Da qui l’insofferenza per la categoria metafisica “comunisti” (la questione morale di Enrico Berlinguer) e quella assolutamente “fisica” dei giudici; quali cause dello tsunami di Tangentopoli, vissuto come un indebito regolamento di conti politici, e l’ostentato apprezzamento per il ministro della Giustizia Nordio spazza magistrati. Così come l’avversione per Giuseppe Conte, sospetto di moralismo anti-establishment. Il tutto accompagnato da un chiaro orientamento glocal. Se la Duferco è altamente internazionalizzata (il 70% del suo business è fuori dall’Italia), l’head-quarter resta tra Genova e Chiavari; con Gozzi sempre fedele alle vecchie battaglie autonomiste che lo fanno definire il “Braveheart del Tigullio”. Così come la reiterata valutazione favorevole al paradigma della grande impresa rivela il lascito persistente delle migliori stagioni delle PpSs, che in Liguria avevano uno dei poli principali (non il centro, che rimase sempre romano. Nella sede del Ministero delle Partecipazioni Statali).

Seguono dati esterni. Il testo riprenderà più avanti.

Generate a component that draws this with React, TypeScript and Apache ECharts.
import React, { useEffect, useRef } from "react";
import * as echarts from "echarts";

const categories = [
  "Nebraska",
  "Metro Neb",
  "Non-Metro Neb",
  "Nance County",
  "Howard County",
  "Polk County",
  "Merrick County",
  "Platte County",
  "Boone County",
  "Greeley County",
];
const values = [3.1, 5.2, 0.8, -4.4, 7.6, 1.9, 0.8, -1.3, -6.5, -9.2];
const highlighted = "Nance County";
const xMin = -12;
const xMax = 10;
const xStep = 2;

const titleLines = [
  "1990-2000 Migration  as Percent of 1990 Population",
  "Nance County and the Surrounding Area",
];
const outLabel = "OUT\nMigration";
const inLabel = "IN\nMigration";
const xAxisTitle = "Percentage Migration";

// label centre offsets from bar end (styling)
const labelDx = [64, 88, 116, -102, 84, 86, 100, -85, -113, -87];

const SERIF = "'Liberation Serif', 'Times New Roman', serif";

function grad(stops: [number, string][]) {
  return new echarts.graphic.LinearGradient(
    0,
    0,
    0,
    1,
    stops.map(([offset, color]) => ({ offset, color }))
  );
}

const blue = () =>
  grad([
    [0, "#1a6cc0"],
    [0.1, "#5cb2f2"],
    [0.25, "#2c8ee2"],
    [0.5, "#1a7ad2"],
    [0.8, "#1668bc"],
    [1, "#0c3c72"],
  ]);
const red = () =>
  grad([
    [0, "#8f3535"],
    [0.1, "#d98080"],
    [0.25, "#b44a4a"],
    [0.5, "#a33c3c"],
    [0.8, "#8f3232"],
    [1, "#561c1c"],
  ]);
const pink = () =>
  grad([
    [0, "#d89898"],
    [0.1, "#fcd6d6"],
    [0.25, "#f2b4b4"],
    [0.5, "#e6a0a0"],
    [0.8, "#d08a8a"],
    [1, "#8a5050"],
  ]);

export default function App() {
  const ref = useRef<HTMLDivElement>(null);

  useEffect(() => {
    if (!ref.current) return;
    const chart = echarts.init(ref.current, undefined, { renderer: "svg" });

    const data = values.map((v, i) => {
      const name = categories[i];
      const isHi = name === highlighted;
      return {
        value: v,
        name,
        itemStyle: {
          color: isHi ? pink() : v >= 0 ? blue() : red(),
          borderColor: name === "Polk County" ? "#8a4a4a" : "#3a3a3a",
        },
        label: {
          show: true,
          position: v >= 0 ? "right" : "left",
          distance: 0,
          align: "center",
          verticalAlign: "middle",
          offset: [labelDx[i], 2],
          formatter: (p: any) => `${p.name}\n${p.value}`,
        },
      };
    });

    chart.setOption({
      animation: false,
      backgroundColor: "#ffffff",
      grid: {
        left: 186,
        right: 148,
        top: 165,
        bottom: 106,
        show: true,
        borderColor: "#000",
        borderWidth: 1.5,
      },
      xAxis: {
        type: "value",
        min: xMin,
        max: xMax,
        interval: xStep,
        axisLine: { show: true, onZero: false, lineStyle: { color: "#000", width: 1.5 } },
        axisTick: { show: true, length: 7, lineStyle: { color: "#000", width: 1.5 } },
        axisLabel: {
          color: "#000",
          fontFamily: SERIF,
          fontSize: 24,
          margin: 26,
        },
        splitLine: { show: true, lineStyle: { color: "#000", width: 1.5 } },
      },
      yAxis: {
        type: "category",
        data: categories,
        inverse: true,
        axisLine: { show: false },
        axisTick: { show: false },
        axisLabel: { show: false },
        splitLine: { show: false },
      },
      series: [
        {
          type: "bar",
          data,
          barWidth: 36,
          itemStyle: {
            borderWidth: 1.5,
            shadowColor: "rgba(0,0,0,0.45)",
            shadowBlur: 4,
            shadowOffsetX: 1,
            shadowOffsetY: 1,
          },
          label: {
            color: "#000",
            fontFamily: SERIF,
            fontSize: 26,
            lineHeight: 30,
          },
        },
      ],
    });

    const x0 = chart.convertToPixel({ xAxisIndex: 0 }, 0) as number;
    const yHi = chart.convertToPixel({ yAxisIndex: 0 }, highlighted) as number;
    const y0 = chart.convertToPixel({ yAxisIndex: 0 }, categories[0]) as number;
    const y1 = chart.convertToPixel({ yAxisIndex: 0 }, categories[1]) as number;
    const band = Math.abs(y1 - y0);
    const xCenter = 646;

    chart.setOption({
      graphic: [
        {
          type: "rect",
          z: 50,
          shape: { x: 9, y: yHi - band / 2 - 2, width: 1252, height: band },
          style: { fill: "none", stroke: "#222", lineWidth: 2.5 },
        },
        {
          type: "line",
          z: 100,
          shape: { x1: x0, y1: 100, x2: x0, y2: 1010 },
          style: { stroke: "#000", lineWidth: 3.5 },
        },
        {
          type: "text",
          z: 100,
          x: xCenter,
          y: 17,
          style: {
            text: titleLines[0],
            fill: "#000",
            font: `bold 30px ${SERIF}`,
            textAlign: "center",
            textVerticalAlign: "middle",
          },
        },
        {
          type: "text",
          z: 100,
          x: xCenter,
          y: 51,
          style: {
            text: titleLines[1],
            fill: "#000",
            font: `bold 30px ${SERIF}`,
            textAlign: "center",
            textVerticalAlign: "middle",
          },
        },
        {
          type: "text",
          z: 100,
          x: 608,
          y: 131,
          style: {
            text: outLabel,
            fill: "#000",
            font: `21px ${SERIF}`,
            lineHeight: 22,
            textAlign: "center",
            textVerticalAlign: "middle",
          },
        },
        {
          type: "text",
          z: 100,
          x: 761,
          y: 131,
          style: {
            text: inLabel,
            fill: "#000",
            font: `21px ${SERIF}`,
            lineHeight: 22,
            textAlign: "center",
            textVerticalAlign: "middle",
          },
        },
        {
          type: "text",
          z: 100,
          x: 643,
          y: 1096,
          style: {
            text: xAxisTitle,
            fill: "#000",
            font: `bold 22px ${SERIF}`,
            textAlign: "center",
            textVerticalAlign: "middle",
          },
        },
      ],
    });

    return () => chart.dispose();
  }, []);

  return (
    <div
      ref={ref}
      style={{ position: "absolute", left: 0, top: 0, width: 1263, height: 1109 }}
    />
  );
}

La storia di Edoardo Garrone è completamente diversa. Quella dell’erede di Riccardo “Duccio”; persona capace di visioni generose che, pur essendo uno dei grandi industriali del petrolio, non si è mai riconosciuto nell’establishment (e a Genova era più contropotere che potere). Per cui il figlio, da presidente dei Giovani Imprenditori tra il 1994 e il 1997, è l’ultima voce di un movimento nato per il superamento di una Confindustria notabilistica (la stagione della Riforma Pirelli 1969); dopo i primi fondatori, propugnatori di un mondo imprenditoriale alla guida del rinnovamento italiano, e il predecessore Aldo Fumagalli impegnato nella stagione di Mani Pulite. Da qui – come leder di Erg – la scelta di abbandonare il core-business nelle energie fossili per affrontare l’avventura delle rinnovabili. Il sogno (generoso o velleitario?) di un’industria alla guida della rivoluzione green.

Ricordo ancora il Convegno di Santa Margherita del 22 giugno 2001, quando da presidente dei Giovani presentò un documento in cui proponeva la tassazione delle imprese petrolifere per finanziare la transizione ecologica. Ero seduto a fianco di suo padre Duccio, che mi chiese perplesso: “cosa ne pensi?”. Mi salvai restando sul generico: “tesi generosa”. Poi in Confindustria la linea prevalente fu esattamente l’opposto. Tra i Vecchi come tra i Giovani.

Se volessimo cercare delle simmetrie, una presidenza del decisionista Gozzi potrebbe riportare l’organizzazione ai fasti di quella autorevole/verticista legata al nome dell’ex presidente Bankitalia Guido Carli. Pur sapendo che dalla fine degli anni Settanta ad oggi il quadro economico è stato coventrizzato dalla de-industrializzazione. Una presidenza Garrone potrebbe ricreare il mood accattivante/visionario di quella blasé di Gianni Agnelli; dell’accordo dell’Eur con il leader Cgil Luciano Lama sul punto unico di contingenza. Che i successori in Viale dell’Astronomia si premurarono immediatamente di accantonare.

Non è escluso che notabili e funzionari associativi possano gettare nell’urna tutto il loro peso per contrastare una presidenza forte a vantaggio di una più dialogante.